Records with drawing code —
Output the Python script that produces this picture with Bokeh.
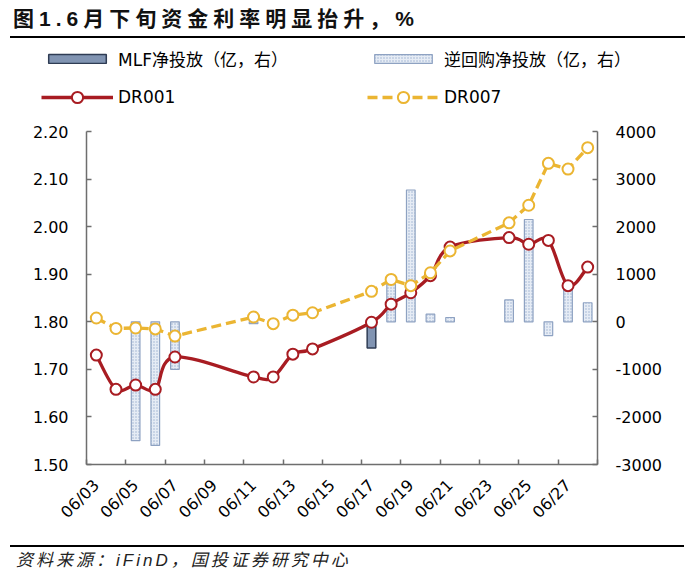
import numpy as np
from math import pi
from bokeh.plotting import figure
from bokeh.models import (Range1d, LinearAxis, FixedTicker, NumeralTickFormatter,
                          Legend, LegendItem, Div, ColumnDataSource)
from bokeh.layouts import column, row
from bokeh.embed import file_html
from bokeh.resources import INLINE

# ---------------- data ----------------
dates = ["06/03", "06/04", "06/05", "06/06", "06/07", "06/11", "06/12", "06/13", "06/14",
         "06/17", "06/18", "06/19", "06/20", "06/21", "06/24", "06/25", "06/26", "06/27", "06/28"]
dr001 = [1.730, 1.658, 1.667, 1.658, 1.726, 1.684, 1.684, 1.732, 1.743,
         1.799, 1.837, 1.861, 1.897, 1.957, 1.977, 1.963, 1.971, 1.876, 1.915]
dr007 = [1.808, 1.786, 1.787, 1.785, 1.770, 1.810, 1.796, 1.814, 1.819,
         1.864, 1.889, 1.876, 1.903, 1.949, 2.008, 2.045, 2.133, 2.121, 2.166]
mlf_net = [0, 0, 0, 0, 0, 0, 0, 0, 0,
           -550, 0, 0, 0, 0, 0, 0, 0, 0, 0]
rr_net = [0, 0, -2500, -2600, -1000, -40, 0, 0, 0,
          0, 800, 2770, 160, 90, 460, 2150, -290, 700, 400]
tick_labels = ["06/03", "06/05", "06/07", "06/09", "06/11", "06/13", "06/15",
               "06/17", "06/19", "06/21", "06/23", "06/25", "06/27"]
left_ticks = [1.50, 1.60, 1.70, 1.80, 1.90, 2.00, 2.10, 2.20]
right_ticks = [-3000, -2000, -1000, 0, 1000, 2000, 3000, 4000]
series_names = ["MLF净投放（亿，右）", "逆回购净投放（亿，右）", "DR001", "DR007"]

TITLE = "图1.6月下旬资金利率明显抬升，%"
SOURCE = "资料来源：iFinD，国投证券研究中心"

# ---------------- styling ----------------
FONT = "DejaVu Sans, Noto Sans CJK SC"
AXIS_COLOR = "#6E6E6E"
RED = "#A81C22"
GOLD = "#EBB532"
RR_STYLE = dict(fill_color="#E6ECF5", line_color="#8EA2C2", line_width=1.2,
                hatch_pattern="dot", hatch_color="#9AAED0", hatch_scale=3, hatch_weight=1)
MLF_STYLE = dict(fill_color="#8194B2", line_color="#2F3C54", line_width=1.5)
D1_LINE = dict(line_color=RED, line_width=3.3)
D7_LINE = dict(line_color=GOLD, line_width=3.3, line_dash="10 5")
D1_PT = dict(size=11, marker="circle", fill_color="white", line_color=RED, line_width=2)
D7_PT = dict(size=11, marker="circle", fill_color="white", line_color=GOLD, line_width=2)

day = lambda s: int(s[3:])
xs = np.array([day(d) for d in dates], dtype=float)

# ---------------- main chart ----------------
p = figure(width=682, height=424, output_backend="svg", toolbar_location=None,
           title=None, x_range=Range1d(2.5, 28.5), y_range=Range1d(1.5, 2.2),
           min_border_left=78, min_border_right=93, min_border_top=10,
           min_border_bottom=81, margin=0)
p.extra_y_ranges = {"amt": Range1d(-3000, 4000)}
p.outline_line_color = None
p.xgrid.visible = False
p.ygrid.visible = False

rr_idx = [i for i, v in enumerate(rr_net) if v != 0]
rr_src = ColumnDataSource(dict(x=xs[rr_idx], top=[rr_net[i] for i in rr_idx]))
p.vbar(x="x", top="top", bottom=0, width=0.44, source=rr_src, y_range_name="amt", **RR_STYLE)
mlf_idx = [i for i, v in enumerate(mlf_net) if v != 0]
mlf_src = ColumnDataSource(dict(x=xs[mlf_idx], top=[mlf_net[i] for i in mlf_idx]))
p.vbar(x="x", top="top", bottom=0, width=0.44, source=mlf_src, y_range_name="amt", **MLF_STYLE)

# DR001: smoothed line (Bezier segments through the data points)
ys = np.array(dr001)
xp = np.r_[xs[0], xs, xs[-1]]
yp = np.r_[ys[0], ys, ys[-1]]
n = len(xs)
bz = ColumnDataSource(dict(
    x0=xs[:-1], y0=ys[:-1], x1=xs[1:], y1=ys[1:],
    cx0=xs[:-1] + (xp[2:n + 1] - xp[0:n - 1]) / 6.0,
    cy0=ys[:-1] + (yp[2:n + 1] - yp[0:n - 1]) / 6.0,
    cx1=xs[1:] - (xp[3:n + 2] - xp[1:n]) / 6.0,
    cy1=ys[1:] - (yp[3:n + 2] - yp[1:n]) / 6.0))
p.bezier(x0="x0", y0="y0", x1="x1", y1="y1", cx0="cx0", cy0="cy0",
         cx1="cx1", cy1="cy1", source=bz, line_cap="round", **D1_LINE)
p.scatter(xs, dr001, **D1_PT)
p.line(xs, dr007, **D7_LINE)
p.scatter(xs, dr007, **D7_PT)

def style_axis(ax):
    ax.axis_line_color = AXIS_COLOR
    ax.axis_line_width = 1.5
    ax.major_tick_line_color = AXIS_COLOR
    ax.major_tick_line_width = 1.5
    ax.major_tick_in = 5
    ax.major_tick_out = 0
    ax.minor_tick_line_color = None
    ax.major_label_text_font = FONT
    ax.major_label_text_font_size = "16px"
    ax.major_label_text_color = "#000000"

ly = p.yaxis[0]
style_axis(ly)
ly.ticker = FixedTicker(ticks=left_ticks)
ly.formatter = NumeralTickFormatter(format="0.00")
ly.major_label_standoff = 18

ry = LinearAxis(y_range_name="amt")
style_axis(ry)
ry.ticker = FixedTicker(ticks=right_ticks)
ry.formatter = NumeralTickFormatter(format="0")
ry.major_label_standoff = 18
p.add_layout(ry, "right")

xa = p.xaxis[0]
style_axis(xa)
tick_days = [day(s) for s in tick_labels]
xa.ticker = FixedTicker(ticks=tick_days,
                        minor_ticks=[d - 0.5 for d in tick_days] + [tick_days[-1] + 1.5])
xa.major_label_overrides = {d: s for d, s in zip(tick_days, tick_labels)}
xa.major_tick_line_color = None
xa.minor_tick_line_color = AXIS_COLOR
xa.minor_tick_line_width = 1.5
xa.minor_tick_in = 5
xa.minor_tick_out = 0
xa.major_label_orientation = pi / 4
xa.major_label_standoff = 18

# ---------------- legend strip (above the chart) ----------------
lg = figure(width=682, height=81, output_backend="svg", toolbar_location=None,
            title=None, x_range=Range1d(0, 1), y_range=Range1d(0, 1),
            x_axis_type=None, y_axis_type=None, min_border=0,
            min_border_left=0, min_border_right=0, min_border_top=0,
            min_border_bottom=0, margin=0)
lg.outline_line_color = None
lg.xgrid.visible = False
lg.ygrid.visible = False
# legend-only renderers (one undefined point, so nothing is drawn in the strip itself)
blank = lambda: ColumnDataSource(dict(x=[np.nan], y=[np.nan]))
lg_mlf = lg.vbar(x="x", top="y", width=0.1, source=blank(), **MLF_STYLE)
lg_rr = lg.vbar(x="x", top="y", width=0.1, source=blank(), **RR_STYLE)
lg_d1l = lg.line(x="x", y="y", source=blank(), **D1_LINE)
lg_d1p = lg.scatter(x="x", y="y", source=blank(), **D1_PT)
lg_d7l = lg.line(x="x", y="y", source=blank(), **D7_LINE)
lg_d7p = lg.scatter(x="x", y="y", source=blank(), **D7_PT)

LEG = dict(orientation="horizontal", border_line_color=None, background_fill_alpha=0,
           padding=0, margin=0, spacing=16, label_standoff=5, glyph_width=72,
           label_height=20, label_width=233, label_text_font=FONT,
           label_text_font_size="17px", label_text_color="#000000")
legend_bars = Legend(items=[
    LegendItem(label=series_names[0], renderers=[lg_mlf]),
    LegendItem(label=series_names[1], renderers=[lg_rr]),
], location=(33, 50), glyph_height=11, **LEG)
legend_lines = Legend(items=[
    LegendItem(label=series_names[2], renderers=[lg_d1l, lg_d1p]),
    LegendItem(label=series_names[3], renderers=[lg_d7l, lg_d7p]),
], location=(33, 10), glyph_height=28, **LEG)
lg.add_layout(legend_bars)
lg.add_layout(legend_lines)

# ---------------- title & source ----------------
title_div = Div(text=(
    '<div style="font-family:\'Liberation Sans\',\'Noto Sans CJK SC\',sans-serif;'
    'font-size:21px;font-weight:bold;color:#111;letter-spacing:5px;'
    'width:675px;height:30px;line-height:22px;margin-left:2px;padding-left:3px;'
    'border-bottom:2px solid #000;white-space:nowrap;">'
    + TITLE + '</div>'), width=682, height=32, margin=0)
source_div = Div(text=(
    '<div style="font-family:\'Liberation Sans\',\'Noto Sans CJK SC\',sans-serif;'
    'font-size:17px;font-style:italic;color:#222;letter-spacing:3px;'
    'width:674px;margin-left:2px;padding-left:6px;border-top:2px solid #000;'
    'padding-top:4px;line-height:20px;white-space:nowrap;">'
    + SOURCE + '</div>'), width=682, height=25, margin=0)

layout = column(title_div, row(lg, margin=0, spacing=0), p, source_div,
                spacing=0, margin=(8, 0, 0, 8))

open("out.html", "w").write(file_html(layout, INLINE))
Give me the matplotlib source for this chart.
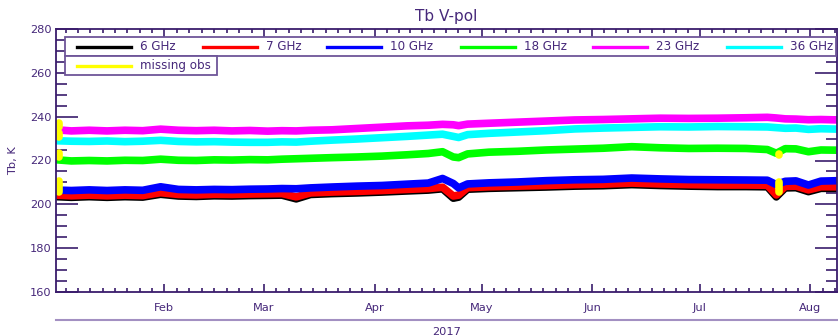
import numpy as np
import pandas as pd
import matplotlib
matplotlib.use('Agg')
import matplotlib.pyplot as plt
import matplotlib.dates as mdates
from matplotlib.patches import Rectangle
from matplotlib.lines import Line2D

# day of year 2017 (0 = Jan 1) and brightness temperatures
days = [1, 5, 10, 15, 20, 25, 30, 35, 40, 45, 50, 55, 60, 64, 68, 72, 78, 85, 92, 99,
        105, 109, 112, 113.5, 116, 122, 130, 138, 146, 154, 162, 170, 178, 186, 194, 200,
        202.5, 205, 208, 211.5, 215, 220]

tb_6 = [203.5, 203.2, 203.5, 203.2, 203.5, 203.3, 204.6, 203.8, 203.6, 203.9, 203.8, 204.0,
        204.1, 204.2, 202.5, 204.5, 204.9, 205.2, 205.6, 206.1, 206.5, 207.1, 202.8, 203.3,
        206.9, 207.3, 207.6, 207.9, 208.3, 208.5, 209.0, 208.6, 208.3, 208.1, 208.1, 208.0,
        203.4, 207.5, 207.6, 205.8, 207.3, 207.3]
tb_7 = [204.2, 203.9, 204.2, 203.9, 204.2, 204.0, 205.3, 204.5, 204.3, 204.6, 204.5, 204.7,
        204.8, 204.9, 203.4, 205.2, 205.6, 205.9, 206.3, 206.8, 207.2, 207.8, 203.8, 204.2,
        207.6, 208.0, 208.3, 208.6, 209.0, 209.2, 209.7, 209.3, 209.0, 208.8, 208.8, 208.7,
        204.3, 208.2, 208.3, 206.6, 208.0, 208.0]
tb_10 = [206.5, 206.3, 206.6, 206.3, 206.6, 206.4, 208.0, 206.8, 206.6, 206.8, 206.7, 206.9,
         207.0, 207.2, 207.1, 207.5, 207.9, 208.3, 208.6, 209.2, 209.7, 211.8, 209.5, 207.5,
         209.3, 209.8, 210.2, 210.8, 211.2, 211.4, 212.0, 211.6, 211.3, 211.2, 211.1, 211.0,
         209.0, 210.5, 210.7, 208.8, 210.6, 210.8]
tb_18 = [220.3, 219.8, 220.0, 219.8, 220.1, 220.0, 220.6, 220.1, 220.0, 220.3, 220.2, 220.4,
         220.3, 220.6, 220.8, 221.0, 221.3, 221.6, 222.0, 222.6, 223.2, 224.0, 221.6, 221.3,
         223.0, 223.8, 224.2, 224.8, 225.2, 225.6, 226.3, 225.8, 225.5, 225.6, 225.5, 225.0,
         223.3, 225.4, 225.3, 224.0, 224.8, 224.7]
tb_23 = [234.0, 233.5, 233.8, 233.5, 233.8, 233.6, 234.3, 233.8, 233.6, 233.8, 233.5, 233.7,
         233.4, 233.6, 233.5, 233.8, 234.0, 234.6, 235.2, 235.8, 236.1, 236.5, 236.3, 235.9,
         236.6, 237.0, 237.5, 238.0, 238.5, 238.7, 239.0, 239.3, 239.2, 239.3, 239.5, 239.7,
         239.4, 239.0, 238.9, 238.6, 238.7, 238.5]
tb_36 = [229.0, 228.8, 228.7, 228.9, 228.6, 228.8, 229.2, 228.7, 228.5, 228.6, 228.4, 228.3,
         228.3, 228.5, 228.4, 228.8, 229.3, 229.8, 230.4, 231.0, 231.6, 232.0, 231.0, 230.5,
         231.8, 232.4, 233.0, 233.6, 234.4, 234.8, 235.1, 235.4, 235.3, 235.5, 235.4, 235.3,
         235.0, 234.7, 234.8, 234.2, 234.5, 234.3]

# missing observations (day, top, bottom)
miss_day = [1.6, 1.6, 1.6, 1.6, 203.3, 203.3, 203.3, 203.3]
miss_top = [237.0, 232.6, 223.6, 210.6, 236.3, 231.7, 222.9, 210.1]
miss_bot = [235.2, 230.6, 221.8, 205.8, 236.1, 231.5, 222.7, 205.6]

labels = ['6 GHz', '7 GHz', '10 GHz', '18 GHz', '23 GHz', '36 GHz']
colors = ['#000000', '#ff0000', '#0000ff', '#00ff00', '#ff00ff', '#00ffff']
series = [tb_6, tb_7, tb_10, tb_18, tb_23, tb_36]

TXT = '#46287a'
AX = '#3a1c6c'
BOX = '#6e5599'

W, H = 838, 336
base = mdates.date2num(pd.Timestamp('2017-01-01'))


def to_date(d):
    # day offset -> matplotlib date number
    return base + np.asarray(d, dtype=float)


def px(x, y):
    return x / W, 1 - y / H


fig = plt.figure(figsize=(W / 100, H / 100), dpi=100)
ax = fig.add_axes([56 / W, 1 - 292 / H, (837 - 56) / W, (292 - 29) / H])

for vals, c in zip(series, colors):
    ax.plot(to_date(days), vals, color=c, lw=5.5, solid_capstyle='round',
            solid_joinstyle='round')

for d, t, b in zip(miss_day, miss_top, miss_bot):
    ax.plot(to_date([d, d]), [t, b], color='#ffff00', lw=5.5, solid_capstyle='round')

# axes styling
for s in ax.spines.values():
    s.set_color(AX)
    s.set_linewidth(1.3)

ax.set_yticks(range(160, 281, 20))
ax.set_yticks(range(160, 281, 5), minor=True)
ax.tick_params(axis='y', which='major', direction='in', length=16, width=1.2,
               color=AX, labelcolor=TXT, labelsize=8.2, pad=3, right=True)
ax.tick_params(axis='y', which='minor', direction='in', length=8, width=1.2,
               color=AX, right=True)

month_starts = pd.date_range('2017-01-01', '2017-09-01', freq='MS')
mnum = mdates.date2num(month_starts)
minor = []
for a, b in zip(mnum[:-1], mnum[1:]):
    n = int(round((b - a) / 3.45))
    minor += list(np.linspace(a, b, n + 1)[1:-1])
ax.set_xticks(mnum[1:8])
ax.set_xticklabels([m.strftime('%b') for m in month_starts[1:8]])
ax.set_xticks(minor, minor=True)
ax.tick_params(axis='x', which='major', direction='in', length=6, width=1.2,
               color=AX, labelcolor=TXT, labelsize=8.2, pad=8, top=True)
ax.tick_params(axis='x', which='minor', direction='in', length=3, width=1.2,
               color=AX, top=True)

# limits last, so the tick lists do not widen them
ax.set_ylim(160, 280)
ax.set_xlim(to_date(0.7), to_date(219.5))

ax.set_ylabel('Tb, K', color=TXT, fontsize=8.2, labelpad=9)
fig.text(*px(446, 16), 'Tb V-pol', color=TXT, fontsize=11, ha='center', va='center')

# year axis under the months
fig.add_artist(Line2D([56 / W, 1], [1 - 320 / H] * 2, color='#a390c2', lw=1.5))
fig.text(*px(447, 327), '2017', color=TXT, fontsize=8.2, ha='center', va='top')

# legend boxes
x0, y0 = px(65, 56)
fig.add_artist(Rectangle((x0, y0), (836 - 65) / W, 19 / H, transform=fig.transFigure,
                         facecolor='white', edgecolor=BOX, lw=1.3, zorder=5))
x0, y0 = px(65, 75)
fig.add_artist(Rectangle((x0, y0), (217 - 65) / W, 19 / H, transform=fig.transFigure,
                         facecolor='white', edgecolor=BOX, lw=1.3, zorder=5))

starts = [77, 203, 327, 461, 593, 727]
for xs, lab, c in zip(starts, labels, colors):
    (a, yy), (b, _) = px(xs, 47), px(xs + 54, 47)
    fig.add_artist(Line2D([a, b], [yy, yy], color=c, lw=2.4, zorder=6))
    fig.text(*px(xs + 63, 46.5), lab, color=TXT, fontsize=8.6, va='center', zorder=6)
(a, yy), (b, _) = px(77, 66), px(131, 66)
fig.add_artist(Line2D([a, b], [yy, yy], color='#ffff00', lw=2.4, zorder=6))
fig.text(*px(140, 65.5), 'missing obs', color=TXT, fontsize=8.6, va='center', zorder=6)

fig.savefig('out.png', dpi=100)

Aim — Word for word, repeat the lines above from the one with "Give me the matplotlib source for this chart." through the one with "from matplotlib.lines import Line2D", and nothing beyond them. Omit the pictures.

The completed task —
Give me the matplotlib source for this chart.
import numpy as np
import pandas as pd
import matplotlib
matplotlib.use('Agg')
import matplotlib.pyplot as plt
import matplotlib.dates as mdates
from matplotlib.patches import Rectangle
from matplotlib.lines import Line2D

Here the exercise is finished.